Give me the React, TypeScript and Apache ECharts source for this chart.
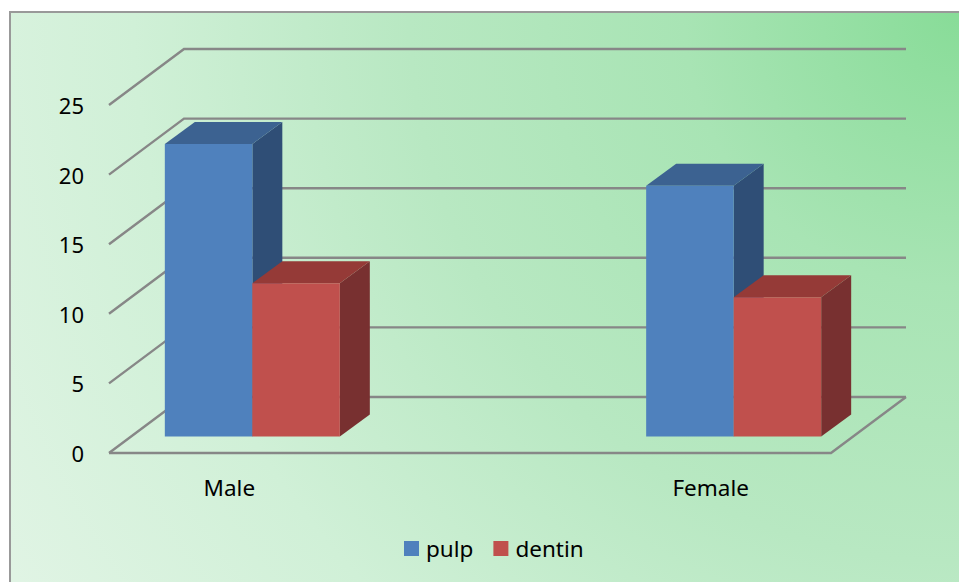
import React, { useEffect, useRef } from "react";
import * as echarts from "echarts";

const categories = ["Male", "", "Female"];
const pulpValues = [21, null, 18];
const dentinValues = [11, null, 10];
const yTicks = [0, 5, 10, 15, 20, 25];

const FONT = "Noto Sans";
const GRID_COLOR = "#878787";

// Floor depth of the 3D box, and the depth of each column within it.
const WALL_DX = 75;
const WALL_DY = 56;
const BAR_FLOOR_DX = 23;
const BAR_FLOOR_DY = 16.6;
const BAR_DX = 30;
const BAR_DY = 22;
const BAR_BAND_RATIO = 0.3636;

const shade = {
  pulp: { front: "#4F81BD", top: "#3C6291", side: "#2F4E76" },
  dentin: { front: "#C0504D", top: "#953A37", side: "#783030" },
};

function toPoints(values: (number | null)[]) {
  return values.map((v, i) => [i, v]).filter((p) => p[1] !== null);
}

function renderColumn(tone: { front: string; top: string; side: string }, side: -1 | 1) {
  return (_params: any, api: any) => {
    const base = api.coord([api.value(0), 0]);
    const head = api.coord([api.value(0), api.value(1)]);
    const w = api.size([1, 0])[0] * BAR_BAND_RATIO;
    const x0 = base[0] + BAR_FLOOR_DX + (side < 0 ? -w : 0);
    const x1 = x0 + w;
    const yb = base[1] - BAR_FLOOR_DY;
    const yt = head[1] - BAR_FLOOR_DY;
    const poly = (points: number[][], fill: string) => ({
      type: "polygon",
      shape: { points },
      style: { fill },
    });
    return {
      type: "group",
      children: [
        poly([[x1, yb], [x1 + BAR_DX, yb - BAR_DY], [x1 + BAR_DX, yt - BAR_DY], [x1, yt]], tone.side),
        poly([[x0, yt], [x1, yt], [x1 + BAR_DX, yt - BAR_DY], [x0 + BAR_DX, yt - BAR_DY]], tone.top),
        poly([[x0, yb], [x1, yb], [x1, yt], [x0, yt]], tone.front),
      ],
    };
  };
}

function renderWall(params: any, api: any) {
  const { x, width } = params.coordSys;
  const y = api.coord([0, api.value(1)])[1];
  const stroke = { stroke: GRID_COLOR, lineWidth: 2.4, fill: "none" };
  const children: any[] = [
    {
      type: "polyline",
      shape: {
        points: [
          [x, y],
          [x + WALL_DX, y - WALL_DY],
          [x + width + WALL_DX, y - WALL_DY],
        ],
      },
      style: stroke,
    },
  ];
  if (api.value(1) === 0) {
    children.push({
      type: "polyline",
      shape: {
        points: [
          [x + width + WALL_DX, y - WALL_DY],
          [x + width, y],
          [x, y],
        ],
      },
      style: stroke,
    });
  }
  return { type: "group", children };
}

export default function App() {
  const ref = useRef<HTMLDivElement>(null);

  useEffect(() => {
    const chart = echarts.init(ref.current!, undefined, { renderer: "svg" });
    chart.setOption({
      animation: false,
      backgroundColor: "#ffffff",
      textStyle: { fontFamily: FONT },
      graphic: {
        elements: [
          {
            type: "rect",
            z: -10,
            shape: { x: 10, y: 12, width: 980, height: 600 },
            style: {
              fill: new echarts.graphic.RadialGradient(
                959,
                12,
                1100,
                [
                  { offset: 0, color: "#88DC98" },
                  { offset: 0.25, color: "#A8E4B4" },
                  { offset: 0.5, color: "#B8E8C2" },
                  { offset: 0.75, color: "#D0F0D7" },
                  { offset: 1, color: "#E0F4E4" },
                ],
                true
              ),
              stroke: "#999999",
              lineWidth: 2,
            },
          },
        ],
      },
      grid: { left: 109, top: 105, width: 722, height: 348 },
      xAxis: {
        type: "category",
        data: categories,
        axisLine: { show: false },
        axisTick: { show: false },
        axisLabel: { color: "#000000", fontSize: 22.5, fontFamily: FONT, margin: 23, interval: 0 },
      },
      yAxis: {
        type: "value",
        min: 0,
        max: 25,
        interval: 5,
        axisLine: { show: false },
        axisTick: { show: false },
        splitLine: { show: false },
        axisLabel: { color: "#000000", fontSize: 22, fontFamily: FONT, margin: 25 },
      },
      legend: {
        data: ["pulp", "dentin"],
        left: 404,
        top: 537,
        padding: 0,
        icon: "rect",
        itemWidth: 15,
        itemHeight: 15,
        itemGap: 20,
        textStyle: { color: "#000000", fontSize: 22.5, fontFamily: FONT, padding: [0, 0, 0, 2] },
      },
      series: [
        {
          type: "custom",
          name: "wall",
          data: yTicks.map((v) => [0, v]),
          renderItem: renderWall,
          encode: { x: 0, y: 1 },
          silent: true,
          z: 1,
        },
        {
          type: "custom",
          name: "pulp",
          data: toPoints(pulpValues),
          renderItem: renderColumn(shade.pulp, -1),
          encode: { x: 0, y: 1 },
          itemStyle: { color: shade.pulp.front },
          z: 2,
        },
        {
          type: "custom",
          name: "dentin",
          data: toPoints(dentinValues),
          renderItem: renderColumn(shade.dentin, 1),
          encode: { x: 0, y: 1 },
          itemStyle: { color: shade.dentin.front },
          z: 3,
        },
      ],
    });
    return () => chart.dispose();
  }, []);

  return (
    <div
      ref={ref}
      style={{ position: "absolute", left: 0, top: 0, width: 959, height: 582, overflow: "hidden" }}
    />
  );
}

◇ ◇ ◇ ◇ ◇

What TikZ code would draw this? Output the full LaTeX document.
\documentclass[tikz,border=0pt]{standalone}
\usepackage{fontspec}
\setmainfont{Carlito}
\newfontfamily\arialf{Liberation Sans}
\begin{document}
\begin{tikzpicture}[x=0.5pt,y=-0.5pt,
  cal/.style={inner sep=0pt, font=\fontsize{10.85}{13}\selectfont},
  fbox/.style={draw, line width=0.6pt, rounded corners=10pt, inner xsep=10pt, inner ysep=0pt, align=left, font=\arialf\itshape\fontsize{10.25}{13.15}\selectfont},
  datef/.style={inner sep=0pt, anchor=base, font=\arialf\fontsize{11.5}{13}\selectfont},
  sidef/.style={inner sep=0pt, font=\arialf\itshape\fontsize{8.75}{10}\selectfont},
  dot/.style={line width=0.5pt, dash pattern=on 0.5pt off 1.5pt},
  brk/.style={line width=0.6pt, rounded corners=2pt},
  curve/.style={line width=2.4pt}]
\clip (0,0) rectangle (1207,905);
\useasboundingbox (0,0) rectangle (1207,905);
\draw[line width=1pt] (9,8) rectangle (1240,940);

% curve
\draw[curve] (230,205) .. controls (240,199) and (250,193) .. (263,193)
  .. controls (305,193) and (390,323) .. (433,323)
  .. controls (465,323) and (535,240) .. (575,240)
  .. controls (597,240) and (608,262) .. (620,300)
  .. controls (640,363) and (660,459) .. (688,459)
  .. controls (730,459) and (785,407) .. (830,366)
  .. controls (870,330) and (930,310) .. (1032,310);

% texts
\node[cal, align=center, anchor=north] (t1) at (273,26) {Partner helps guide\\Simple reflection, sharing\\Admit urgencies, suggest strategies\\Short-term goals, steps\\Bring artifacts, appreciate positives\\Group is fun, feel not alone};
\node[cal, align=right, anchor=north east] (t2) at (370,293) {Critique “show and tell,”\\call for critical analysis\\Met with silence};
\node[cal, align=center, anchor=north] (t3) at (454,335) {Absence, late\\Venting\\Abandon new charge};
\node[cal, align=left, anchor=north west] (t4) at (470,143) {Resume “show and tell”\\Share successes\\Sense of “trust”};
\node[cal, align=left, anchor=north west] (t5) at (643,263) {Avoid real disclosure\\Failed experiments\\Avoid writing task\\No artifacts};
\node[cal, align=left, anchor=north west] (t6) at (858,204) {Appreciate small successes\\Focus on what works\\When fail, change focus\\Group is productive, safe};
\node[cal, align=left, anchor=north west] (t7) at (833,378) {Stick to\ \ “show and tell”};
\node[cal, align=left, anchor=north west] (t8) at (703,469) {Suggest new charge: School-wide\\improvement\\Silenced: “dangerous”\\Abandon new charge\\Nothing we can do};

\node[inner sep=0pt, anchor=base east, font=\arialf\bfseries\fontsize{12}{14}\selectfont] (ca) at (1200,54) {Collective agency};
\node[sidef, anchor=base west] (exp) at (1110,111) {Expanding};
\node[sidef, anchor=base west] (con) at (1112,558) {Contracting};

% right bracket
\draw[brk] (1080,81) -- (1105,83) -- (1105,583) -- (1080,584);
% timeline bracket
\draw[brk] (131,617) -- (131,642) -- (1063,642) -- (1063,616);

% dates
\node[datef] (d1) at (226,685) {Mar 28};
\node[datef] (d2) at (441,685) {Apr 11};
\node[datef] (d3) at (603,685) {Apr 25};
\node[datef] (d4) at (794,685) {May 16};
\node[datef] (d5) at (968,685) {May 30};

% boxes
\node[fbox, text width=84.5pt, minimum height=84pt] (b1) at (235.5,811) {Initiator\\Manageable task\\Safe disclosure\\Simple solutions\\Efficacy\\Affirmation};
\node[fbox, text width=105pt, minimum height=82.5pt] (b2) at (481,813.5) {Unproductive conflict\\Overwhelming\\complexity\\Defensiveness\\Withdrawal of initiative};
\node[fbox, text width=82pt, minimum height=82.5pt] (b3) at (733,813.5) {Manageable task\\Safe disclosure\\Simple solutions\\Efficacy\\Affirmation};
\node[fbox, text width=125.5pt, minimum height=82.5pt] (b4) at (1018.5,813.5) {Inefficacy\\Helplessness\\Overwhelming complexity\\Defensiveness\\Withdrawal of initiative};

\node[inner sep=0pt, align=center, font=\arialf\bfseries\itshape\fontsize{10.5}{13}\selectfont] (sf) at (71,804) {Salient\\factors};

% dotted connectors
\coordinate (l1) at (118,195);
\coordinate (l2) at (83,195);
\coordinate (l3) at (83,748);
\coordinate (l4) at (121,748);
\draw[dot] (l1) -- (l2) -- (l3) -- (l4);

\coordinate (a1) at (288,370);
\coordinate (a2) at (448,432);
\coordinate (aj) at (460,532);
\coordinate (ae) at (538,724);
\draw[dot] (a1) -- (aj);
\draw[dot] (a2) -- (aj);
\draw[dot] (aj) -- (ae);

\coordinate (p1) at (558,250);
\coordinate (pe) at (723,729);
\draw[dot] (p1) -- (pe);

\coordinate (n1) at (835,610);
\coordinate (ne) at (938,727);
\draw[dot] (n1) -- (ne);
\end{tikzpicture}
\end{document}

◇ ◇ ◇ ◇ ◇

Only the number is wanted: how many lines of the material above include the word "React"?

:: ANSWER TO THIS TASK ::
2